Work to do -> Wherever a line in the data below holds "chart", copy that line.

— begin Recorded information —

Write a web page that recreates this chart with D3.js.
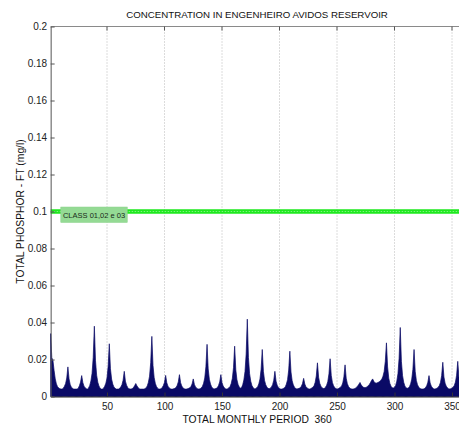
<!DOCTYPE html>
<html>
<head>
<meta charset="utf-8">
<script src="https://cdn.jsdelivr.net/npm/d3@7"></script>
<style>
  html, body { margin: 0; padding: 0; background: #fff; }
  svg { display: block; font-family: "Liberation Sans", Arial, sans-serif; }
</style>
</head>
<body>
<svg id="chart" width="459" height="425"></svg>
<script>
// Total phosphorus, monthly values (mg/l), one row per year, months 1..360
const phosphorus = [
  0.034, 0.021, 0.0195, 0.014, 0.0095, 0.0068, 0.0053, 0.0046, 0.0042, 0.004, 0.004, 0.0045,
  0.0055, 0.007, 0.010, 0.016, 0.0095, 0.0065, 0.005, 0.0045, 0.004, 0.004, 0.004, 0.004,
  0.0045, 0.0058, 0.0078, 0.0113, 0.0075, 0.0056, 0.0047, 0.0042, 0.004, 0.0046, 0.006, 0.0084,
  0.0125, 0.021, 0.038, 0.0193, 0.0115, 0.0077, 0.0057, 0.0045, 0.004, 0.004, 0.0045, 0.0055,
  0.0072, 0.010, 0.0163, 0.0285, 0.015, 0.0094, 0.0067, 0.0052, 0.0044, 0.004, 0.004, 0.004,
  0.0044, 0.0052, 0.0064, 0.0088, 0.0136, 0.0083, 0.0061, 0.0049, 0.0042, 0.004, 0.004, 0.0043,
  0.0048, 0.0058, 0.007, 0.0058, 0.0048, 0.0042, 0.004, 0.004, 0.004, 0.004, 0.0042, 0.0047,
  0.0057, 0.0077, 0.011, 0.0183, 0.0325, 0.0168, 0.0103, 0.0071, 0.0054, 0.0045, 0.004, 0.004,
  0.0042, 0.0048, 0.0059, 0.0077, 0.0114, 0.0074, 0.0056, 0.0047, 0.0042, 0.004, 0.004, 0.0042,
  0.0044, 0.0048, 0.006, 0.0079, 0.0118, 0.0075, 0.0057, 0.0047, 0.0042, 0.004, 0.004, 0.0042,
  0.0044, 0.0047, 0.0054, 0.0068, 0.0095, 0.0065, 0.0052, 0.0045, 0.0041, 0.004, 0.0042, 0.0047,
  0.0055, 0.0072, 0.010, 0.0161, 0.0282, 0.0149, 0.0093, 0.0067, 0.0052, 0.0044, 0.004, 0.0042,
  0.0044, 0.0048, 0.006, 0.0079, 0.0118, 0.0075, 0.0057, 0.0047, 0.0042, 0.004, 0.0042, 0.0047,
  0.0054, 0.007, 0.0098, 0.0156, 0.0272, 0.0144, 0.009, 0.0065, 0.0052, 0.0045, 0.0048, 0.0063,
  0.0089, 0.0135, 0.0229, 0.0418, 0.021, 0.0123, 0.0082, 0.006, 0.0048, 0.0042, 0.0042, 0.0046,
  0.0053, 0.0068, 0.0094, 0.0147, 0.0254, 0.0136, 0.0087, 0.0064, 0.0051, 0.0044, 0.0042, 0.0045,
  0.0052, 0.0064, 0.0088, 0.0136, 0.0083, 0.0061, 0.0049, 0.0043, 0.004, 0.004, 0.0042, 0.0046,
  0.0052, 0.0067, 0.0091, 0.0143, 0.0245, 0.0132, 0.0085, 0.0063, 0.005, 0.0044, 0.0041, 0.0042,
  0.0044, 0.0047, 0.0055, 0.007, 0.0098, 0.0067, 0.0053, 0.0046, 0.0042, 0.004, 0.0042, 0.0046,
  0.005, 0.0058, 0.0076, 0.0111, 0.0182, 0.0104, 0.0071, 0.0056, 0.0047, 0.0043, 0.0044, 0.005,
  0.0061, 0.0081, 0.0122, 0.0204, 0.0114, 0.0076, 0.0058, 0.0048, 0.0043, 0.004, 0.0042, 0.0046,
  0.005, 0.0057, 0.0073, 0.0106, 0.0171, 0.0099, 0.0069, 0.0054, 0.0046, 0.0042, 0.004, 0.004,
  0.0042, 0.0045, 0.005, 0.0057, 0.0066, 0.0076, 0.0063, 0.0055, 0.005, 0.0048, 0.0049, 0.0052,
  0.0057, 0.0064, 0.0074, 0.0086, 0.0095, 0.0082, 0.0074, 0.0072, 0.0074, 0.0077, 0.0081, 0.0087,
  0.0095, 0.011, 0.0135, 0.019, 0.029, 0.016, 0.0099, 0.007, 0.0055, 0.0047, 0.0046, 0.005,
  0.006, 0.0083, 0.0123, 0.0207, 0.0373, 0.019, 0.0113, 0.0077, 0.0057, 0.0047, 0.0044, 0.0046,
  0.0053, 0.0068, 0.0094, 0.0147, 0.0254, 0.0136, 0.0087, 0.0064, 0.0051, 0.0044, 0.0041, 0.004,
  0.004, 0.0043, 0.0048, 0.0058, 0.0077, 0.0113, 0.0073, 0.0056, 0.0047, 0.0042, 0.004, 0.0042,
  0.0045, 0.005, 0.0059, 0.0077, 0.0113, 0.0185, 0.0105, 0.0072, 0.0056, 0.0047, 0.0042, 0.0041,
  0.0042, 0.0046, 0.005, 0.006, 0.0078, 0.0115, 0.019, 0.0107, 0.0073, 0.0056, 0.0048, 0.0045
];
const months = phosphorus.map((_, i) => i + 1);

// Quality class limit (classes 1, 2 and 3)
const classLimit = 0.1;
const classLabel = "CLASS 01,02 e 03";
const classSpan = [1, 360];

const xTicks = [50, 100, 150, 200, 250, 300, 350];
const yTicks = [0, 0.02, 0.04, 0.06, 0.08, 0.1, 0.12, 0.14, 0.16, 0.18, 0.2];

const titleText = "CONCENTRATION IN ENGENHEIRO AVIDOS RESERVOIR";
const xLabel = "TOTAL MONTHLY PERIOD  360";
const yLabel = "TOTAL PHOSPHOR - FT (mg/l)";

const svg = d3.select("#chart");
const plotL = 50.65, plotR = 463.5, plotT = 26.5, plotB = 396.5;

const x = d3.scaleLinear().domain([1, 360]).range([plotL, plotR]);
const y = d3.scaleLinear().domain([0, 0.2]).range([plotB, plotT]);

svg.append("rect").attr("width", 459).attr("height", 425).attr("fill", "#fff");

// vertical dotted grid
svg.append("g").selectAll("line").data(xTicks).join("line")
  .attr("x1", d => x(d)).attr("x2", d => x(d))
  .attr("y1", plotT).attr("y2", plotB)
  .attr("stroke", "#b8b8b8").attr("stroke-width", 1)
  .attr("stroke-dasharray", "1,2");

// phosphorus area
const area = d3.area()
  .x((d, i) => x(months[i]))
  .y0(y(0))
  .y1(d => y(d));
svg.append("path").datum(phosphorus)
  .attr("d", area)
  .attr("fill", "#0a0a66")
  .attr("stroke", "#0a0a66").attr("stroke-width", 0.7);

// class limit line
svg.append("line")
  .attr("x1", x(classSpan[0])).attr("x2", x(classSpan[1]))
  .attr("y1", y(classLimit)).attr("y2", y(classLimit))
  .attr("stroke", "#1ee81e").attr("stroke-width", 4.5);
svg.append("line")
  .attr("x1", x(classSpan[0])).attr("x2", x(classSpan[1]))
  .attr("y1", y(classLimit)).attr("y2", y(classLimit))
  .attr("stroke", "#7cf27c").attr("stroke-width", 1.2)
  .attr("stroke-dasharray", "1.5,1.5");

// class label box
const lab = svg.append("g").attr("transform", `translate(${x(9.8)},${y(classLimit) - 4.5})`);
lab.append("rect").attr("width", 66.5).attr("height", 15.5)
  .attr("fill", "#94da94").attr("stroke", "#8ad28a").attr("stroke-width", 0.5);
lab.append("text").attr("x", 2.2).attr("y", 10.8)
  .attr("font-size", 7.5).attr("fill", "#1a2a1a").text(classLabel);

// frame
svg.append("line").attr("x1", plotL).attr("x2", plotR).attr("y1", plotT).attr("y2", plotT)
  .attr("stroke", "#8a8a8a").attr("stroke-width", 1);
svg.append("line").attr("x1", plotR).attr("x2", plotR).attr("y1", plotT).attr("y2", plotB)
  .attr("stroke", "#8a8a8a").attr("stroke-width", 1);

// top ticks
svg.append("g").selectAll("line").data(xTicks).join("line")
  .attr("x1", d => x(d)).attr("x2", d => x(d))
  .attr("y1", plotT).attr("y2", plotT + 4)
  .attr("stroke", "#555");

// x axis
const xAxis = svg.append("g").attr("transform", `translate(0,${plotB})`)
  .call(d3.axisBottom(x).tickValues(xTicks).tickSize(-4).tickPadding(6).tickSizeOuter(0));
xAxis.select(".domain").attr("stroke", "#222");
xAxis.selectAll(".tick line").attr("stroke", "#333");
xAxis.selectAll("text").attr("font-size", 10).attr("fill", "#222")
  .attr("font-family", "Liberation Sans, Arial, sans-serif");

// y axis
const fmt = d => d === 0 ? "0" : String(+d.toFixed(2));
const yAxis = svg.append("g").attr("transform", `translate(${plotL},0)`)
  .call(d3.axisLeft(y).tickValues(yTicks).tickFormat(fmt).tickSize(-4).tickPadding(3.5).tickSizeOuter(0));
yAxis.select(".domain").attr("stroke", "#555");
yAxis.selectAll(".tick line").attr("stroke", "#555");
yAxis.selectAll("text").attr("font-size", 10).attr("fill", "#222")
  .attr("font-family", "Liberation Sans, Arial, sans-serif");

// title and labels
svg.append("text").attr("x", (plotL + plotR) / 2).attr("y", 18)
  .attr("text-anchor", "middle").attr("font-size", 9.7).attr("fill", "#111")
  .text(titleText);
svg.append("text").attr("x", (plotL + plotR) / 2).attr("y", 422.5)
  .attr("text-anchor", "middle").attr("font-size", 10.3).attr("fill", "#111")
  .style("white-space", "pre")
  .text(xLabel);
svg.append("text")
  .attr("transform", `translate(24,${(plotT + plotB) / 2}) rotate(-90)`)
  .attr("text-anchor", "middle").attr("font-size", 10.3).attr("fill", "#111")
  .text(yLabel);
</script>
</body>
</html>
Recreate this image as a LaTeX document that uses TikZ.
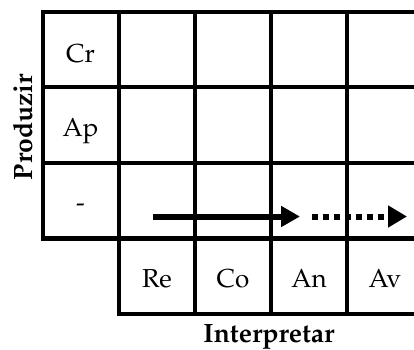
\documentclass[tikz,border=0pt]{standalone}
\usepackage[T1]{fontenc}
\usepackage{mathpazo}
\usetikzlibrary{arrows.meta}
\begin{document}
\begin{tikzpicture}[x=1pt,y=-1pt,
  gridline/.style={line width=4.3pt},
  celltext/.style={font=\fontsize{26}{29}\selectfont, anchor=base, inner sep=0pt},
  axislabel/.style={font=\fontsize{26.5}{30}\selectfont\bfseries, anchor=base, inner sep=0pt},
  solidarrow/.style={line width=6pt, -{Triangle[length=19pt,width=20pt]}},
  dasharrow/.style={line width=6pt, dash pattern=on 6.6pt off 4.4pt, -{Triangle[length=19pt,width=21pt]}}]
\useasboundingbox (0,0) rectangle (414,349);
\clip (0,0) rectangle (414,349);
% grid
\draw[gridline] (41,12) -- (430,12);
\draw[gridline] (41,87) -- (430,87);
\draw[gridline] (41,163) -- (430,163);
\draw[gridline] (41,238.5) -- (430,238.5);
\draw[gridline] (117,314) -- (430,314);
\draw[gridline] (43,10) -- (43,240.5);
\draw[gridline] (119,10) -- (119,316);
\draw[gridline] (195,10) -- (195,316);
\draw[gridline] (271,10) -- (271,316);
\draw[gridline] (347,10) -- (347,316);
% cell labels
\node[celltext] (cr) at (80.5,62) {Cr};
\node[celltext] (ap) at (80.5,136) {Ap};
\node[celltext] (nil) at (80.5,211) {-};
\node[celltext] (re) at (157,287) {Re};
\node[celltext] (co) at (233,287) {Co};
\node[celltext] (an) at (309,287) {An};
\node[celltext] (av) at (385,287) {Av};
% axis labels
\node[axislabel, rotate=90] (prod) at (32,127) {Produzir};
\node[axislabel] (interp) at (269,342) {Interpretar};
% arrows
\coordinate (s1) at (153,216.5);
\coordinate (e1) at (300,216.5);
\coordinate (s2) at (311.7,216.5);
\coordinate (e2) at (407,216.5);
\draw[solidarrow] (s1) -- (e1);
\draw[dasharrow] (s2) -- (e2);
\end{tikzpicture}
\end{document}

— end Recorded information —

Output for this exercise ->
Write a web page that recreates this chart with D3.js.
<svg id="chart" width="459" height="425"></svg>
const svg = d3.select("#chart");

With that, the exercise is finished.